Yes, even in a well-designed hash function, two completely different keys can produce the same hash value. This event is known as a collision. Collisions are a natural consequence of using a finite-sized hash table with a larger or infinite set of possible keys. Because there are more potential keys than there are indices in the table, it is mathematically inevitable that some keys will map to the same location. Even with an ideal hash function that ensures excellent distribution and low collision rates, you cannot eliminate the possibility of collisions entirely. The key difference with well-designed hash functions is that they make collisions infrequent and unpredictable, which ensures the performance of the hash table remains consistently high. Effective collision resolution strategies, such as chaining or open addressing with probing, are always needed regardless of how good the hash function is. Therefore, developers must plan for collisions in all practical hash table implementations, even when using robust hash functions.

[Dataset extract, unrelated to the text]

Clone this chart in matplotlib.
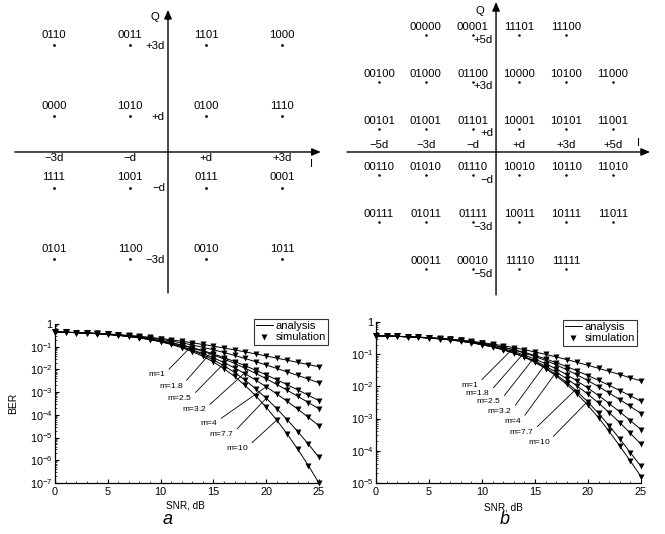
import numpy as np
import matplotlib
matplotlib.use('Agg')
import matplotlib.pyplot as plt
from matplotlib.lines import Line2D
from matplotlib.ticker import FixedLocator, NullFormatter, LogLocator

plt.rcParams['font.family'] = ['Liberation Sans', 'DejaVu Sans']
plt.rcParams['mathtext.fontset'] = 'custom'
plt.rcParams['mathtext.rm'] = 'Liberation Sans'
plt.rcParams['mathtext.it'] = 'Liberation Sans:italic'
plt.rcParams['mathtext.default'] = 'regular'

# ---------------- constellation data ----------------
qam16_levels = [-3, -1, 1, 3]
qam16_rows = [            # top (+3d) to bottom (-3d), columns -3d..+3d
    ['0110', '0011', '1101', '1000'],
    ['0000', '1010', '0100', '1110'],
    ['1111', '1001', '0111', '0001'],
    ['0101', '1100', '0010', '1011'],
]
qam16_q_ticks = ['+3d', '+d', '\u2212d', '\u22123d']
qam16_i_ticks = ['\u22123d', '\u2212d', '+d', '+3d']

cross32_levels = [-5, -3, -1, 1, 3, 5]
cross32_rows = [          # top (+5d) to bottom (-5d), columns -5d..+5d
    [None, '00000', '00001', '11101', '11100', None],
    ['00100', '01000', '01100', '10000', '10100', '11000'],
    ['00101', '01001', '01101', '10001', '10101', '11001'],
    ['00110', '01010', '01110', '10010', '10110', '11010'],
    ['00111', '01011', '01111', '10011', '10111', '11011'],
    [None, '00011', '00010', '11110', '11111', None],
]
cross32_q_ticks = ['+5d', '+3d', '+d', '\u2212d', '\u22123d', '\u22125d']
cross32_i_ticks = ['\u22125d', '\u22123d', '\u2212d', '+d', '+3d', '+5d']

# ---------------- BER data ----------------
snr_db = [0, 1, 2, 3, 4, 5, 6, 7, 8, 9, 10, 11, 12, 13, 14, 15, 16, 17, 18, 19, 20, 21, 22, 23, 24, 25]
m_labels = ['1', '1.8', '2.5', '3.2', '4', '7.7', '10']

# (a) 16QAM
ber_a_m1 = [0.447, 0.435, 0.421, 0.405, 0.386, 0.364, 0.340, 0.314, 0.287, 0.258, 0.229, 0.201, 0.174,
            0.149, 0.126, 0.106, 0.0878, 0.0723, 0.0592, 0.0482, 0.0391, 0.0315, 0.0254, 0.0204, 0.0163, 0.0131]
ber_a_m1_8 = [0.446, 0.434, 0.419, 0.402, 0.383, 0.360, 0.335, 0.306, 0.276, 0.244, 0.211, 0.1785, 0.1478,
              0.1196, 0.0946, 0.0732, 0.0556, 0.0414, 0.0303, 0.0219, 0.01566, 0.01107, 0.00777, 0.00541,
              0.00375, 0.00258]
ber_a_m2_5 = [0.446, 0.433, 0.417, 0.398, 0.376, 0.351, 0.322, 0.290, 0.256, 0.221, 0.1854, 0.151, 0.1193,
              0.0912, 0.0673, 0.0481, 0.0333, 0.02233, 0.01457, 0.00927, 0.00576, 0.00351, 0.00211,
              0.001246, 0.000727, 0.000421]
ber_a_m3_2 = [0.445, 0.432, 0.417, 0.399, 0.377, 0.3514, 0.3228, 0.2910, 0.2566, 0.2206, 0.1841, 0.1487,
              0.1159, 0.0870, 0.0626, 0.0433, 0.02874, 0.01835, 0.01129, 0.00672, 0.00388, 0.00218,
              0.001203, 0.00065, 0.000346, 0.000183]
ber_a_m4 = [0.445, 0.432, 0.416, 0.396, 0.373, 0.346, 0.3157, 0.2818, 0.2455, 0.2078, 0.1701, 0.1340,
            0.1012, 0.0729, 0.0499, 0.0324, 0.01998, 0.01166, 0.00646, 0.00341, 0.00172, 0.000833,
            0.000389, 0.000176, 7.75e-5, 3.33e-5]
ber_a_m7_7 = [0.4446, 0.4317, 0.4156, 0.3967, 0.3741, 0.3478, 0.3178, 0.2842, 0.2477, 0.2092, 0.1702,
              0.1323, 0.0977, 0.0679, 0.0440, 0.02642, 0.01456, 0.00734, 0.003375, 0.001411, 0.000538,
              0.000188, 6.06e-5, 1.82e-5, 5.1e-6, 1.36e-6]
ber_a_m10 = [0.4446, 0.4315, 0.4153, 0.3963, 0.3735, 0.3467, 0.3160, 0.2817, 0.2442, 0.2045, 0.1644,
             0.1257, 0.0906, 0.0609, 0.0377, 0.0213, 0.01083, 0.00492, 0.001975, 0.000698, 0.000216,
             5.87e-5, 1.41e-5, 3.01e-6, 5.76e-7, 1.0e-7]

# (b) 32-cross
ber_b_m1 = [0.3738, 0.3675, 0.3597, 0.3502, 0.3388, 0.3254, 0.3099, 0.2924, 0.2729, 0.2517, 0.2293,
            0.2060, 0.1827, 0.1598, 0.1379, 0.1174, 0.0989, 0.0823, 0.0679, 0.0555, 0.0451, 0.0364,
            0.0292, 0.02331, 0.01855, 0.01472]
ber_b_m1_8 = [0.3735, 0.3670, 0.3589, 0.3492, 0.3374, 0.3234, 0.3071, 0.2883, 0.2669, 0.2434, 0.2182,
              0.1918, 0.1650, 0.1388, 0.1140, 0.0914, 0.0715, 0.0547, 0.0410, 0.0301, 0.02167, 0.01538,
              0.01076, 0.00744, 0.0051, 0.00346]
ber_b_m2_5 = [0.3734, 0.3668, 0.3588, 0.3490, 0.3372, 0.3232, 0.3068, 0.2880, 0.2665, 0.2430, 0.2178,
              0.1910, 0.1631, 0.1352, 0.1087, 0.0847, 0.0639, 0.0466, 0.0330, 0.0226, 0.01508, 0.0098,
              0.00623, 0.00389, 0.00238, 0.00144]
ber_b_m3_2 = [0.3733, 0.3667, 0.3584, 0.3481, 0.3357, 0.3209, 0.3035, 0.2831, 0.2602, 0.2347, 0.2070,
              0.1780, 0.1487, 0.1202, 0.0937, 0.0702, 0.0505, 0.0348, 0.02294, 0.01453, 0.00884, 0.00518,
              0.00294, 0.001616, 0.000866, 0.000454]
ber_b_m4 = [0.3733, 0.3666, 0.3579, 0.3471, 0.3341, 0.3183, 0.3000, 0.2786, 0.2545, 0.2280, 0.1993,
            0.1695, 0.1395, 0.1107, 0.0842, 0.0612, 0.0423, 0.02776, 0.01727, 0.01018, 0.00569, 0.00303,
            0.001537, 0.000748, 0.00035, 0.000159]
ber_b_m7_7 = [0.3731, 0.3664, 0.3577, 0.3470, 0.3338, 0.3180, 0.2996, 0.2781, 0.2540, 0.2274, 0.1986,
              0.1686, 0.1385, 0.1095, 0.0829, 0.0581, 0.0382, 0.02326, 0.01311, 0.00682, 0.00326,
              0.001445, 0.000597, 0.000234, 8.78e-5, 3.26e-5]
ber_b_m10 = [0.3731, 0.3664, 0.3576, 0.3469, 0.3336, 0.3177, 0.2993, 0.2777, 0.2535, 0.2268, 0.1979,
             0.1676, 0.1375, 0.1085, 0.0804, 0.0556, 0.0358, 0.0212, 0.01152, 0.00571, 0.00257,
             0.001056, 0.000399, 0.000141, 4.77e-5, 1.59e-5]

y_ticks_a = [1e-7, 1e-6, 1e-5, 1e-4, 1e-3, 1e-2, 1e-1, 1]
y_ticklabels_a = ['10$^{-7}$', '10$^{-6}$', '10$^{-5}$', '10$^{-4}$', '10$^{-3}$', '10$^{-2}$', '10$^{-1}$', '1']
y_ticks_b = [1e-5, 1e-4, 1e-3, 1e-2, 1e-1, 1]
y_ticklabels_b = ['10$^{-5}$', '10$^{-4}$', '10$^{-3}$', '10$^{-2}$', '10$^{-1}$', '1']
x_ticks = [0, 5, 10, 15, 20, 25]

# ---------------- figure ----------------
W, H = 665, 534
fig = plt.figure(figsize=(W / 100, H / 100), dpi=100)


def add_axes_px(left, top, right, bottom):
    return fig.add_axes([left / W, 1 - bottom / H, (right - left) / W, (bottom - top) / H])


def arrow(ax, start, end):
    ax.annotate('', xy=end, xytext=start, annotation_clip=False,
                arrowprops=dict(arrowstyle='-|>,head_length=0.7,head_width=0.3',
                                mutation_scale=7.5, lw=1.0, color='black',
                                shrinkA=0, shrinkB=0))


CFS = 8.2

# ----- 16QAM constellation -----
ax1 = add_axes_px(12.2, 5.6, 323.8, 294.8)
ax1.set_xlim(-4.1, 4.1)
ax1.set_ylim(-4.0, 4.1)
ax1.axis('off')
arrow(ax1, (-4.03, 0), (4.02, 0))
arrow(ax1, (0, -3.95), (0, 3.98))
q_levels_desc = qam16_levels[::-1]
for r, row in enumerate(qam16_rows):
    yq = q_levels_desc[r]
    for c, lab in enumerate(row):
        xi = qam16_levels[c]
        ax1.plot([xi], [yq], 'o', ms=2.0, color='black', mec='none')
        ax1.text(xi, yq + 0.29, lab, ha='center', va='center', fontsize=CFS)
for yq, lab in zip(q_levels_desc, qam16_q_ticks):
    ax1.text(-0.08, yq - 0.02, lab, ha='right', va='center', fontsize=CFS)
for xi, lab in zip(qam16_levels, qam16_i_ticks):
    ax1.text(xi, -0.17, lab, ha='center', va='center', fontsize=CFS)
ax1.text(3.79, -0.34, 'I', ha='center', va='center', fontsize=CFS)
ax1.text(-0.34, 3.78, 'Q', ha='center', va='center', fontsize=CFS)

# ----- 32-cross constellation -----
ax2 = add_axes_px(341.6, -0.1, 657.5, 299.4)
ax2.set_xlim(-6.6, 6.9)
ax2.set_ylim(-6.3, 6.5)
ax2.axis('off')
arrow(ax2, (-6.37, 0), (6.58, 0))
arrow(ax2, (0, -6.11), (0, 6.41))
c_levels_desc = cross32_levels[::-1]
for r, row in enumerate(cross32_rows):
    yq = c_levels_desc[r]
    for c, lab in enumerate(row):
        if lab is None:
            continue
        xi = cross32_levels[c]
        ax2.plot([xi], [yq], 'o', ms=1.8, color='black', mec='none')
        ax2.text(xi, yq + 0.34, lab, ha='center', va='center', fontsize=CFS)
for yq, lab in zip(c_levels_desc, cross32_q_ticks):
    ax2.text(-0.13, yq - 0.2, lab, ha='right', va='center', fontsize=CFS)
for xi, lab in zip(cross32_levels, cross32_i_ticks):
    ax2.text(xi, 0.3, lab, ha='center', va='center', fontsize=CFS)
ax2.text(6.07, 0.38, 'I', ha='center', va='center', fontsize=CFS)
ax2.text(-0.68, 6.03, 'Q', ha='center', va='center', fontsize=CFS)


# ----- BER plots -----
def style_ber(ax, yticks, yticklabels, ymin):
    ax.set_yscale('log')
    ax.set_xlim(0, 25)
    ax.set_ylim(ymin, 1)
    for sp in ['top', 'right']:
        ax.spines[sp].set_visible(False)
    for sp in ['left', 'bottom']:
        ax.spines[sp].set_linewidth(0.9)
    ax.yaxis.set_major_locator(FixedLocator(yticks))
    ax.set_yticklabels(yticklabels)
    ax.yaxis.set_minor_locator(LogLocator(base=10, subs=np.arange(2, 10), numticks=20))
    ax.yaxis.set_minor_formatter(NullFormatter())
    ax.set_xticks(x_ticks)
    ax.set_xticks(snr_db, minor=True)
    ax.tick_params(axis='both', which='major', direction='in', length=3, width=0.8,
                   labelsize=7.8, pad=2)
    ax.tick_params(axis='x', which='major', pad=3)
    ax.tick_params(axis='both', which='minor', direction='in', length=1.5, width=0.5)


def draw_curves(ax, curves):
    for ber in curves:
        ax.plot(snr_db, ber, '-', color='black', lw=0.7)
        ax.plot(snr_db, ber, 'v', color='black', ms=3.8, mec='none', clip_on=False)


def draw_m_labels(ax, curves, targets, positions):
    for lab, ber, s_t, (sx, ly) in zip(m_labels, curves, targets, positions):
        yt = 10 ** np.interp(s_t, snr_db, np.log10(ber))
        ax.annotate('$m$=' + lab, xy=(s_t, yt), xytext=(sx, 10 ** ly), fontsize=6,
                    ha='center', va='center',
                    arrowprops=dict(arrowstyle='-', lw=0.6, color='black',
                                    shrinkA=0, shrinkB=0, relpos=(1.0, 0.7)))


def add_legend(ax, anchor):
    handles = [Line2D([], [], color='black', lw=0.7),
               Line2D([], [], marker='v', ls='none', color='black', ms=3.8, mec='none')]
    leg = ax.legend(handles, ['analysis', 'simulation'], loc='upper right', bbox_to_anchor=anchor,
                    borderaxespad=0, fontsize=8, frameon=True, fancybox=False, handlelength=1.5,
                    handletextpad=0.25, borderpad=0.2, labelspacing=0.1)
    leg.get_frame().set_edgecolor('black')
    leg.get_frame().set_linewidth(0.8)


curves_a = [ber_a_m1, ber_a_m1_8, ber_a_m2_5, ber_a_m3_2, ber_a_m4, ber_a_m7_7, ber_a_m10]
curves_b = [ber_b_m1, ber_b_m1_8, ber_b_m2_5, ber_b_m3_2, ber_b_m4, ber_b_m7_7, ber_b_m10]

axa = add_axes_px(55, 324, 319, 483)
style_ber(axa, y_ticks_a, y_ticklabels_a, 1e-7)
draw_curves(axa, curves_a)
draw_m_labels(axa, curves_a,
              [13.2, 15.0, 16.4, 18.3, 20.0, 20.0, 21.0],
              [(9.66, -2.20), (11.0, -2.70), (11.84, -3.22), (13.2, -3.74),
               (14.6, -4.32), (15.8, -4.82), (17.3, -5.42)])
add_legend(axa, (1.034, 1.031))

axb = add_axes_px(376, 322, 641, 483)
style_ber(axb, y_ticks_b, y_ticklabels_b, 1e-5)
draw_curves(axb, curves_b)
draw_m_labels(axb, curves_b,
              [13.0, 14.0, 15.0, 16.0, 17.0, 18.8, 19.8],
              [(8.87, -1.93), (9.62, -2.20), (10.66, -2.45), (11.70, -2.76),
               (12.92, -3.07), (13.77, -3.39), (15.38, -3.70)])
add_legend(axb, (0.985, 1.012))

fig.text(13 / W, 1 - 403 / H, 'BER', rotation=90, ha='center', va='center', fontsize=7.5)
fig.text(185 / W, 1 - 506 / H, 'SNR, dB', ha='center', va='center', fontsize=7.2)
fig.text(503 / W, 1 - 507 / H, 'SNR, dB', ha='center', va='center', fontsize=7.2)
fig.text(168 / W, 1 - 520 / H, 'a', ha='center', va='center', fontsize=13, style='italic')
fig.text(505 / W, 1 - 520 / H, 'b', ha='center', va='center', fontsize=13, style='italic')

fig.savefig('out.png', dpi=100, facecolor='white')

When a hash table is dynamically resized—typically due to reaching a high load factor—the hash function must adapt to the new table size. This adaptation is necessary because the original hash values were calculated using the old table size (usually in the modulus step), and changing the size alters the result of the hash function. For example, if the hash function used h(k) = k mod 10 in a table of size 10, and the table is resized to 20, the same key will now hash to a different index using h(k) = k mod 20. Therefore, during resizing, all existing key-value pairs must be rehashed using the new hash function that incorporates the updated table size. This means each key is recalculated and inserted into the appropriate position in the new table. This process ensures that data remains correctly positioned for efficient access, but it is computationally expensive. Hence, resizing is typically performed infrequently and only when performance would otherwise be severely impacted by collisions.